■ EXERCISE DETAILS:
Copy exactly, please, the lines of the data from its start through the line containing "from matplotlib.ticker import MultipleLocator".

■ MATERIAL PROVIDED:

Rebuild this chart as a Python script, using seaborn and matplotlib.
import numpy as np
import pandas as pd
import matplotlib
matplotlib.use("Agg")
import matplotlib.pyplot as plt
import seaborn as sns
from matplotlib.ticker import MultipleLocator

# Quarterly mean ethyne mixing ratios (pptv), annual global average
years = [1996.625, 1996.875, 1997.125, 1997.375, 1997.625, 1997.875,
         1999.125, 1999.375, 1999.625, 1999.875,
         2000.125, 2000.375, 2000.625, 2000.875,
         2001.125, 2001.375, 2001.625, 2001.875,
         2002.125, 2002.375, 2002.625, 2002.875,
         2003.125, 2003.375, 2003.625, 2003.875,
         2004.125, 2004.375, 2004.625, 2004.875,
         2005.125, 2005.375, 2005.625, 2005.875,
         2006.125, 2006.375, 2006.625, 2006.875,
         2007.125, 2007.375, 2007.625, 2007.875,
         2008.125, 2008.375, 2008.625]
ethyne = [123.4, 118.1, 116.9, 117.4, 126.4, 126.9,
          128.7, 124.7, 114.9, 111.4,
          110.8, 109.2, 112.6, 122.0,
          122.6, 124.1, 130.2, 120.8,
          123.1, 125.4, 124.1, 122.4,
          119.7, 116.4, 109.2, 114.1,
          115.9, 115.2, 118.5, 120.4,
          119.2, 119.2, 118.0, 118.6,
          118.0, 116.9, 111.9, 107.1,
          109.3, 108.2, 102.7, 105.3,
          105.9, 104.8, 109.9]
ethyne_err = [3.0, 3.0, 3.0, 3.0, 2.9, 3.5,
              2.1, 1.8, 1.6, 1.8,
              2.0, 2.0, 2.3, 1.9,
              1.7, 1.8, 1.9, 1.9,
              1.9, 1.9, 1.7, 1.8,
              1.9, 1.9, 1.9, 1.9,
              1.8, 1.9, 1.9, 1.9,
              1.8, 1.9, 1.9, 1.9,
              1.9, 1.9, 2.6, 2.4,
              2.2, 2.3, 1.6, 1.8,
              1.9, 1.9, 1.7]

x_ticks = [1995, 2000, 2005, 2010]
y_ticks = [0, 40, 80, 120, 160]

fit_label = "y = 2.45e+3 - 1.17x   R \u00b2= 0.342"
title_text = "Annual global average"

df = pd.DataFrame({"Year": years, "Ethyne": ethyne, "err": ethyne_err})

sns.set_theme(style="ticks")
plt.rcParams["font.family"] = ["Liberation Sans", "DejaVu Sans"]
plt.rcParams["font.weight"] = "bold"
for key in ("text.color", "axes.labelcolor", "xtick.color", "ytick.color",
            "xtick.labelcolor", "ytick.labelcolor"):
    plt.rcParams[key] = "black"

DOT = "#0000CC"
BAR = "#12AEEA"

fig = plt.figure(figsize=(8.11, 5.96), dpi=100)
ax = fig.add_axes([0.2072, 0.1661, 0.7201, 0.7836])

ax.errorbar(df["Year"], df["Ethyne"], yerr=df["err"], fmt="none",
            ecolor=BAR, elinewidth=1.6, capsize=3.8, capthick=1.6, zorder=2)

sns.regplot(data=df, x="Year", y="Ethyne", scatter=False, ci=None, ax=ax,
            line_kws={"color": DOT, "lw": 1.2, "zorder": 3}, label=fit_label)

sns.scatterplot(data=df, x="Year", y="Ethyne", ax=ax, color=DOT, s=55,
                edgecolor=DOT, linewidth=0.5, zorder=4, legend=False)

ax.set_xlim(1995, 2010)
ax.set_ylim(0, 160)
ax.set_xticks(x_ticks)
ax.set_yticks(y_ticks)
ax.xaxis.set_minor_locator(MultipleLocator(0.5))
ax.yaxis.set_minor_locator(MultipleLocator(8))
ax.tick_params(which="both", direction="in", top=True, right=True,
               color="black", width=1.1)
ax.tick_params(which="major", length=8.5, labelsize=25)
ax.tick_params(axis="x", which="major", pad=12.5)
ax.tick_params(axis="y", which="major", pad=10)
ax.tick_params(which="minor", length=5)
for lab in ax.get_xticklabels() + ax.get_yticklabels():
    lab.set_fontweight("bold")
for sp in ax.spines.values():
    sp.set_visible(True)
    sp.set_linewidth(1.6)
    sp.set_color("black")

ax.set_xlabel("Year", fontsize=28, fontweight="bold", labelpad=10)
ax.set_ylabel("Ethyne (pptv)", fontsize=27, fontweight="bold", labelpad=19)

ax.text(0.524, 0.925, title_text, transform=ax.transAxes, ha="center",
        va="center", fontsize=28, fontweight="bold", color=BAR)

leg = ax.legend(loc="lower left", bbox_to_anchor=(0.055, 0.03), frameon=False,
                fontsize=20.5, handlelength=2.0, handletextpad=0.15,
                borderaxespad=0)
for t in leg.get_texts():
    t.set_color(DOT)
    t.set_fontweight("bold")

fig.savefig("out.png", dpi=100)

■ THE COMPLETED TASK:
Rebuild this chart as a Python script, using seaborn and matplotlib.
import numpy as np
import pandas as pd
import matplotlib
matplotlib.use("Agg")
import matplotlib.pyplot as plt
import seaborn as sns
from matplotlib.ticker import MultipleLocator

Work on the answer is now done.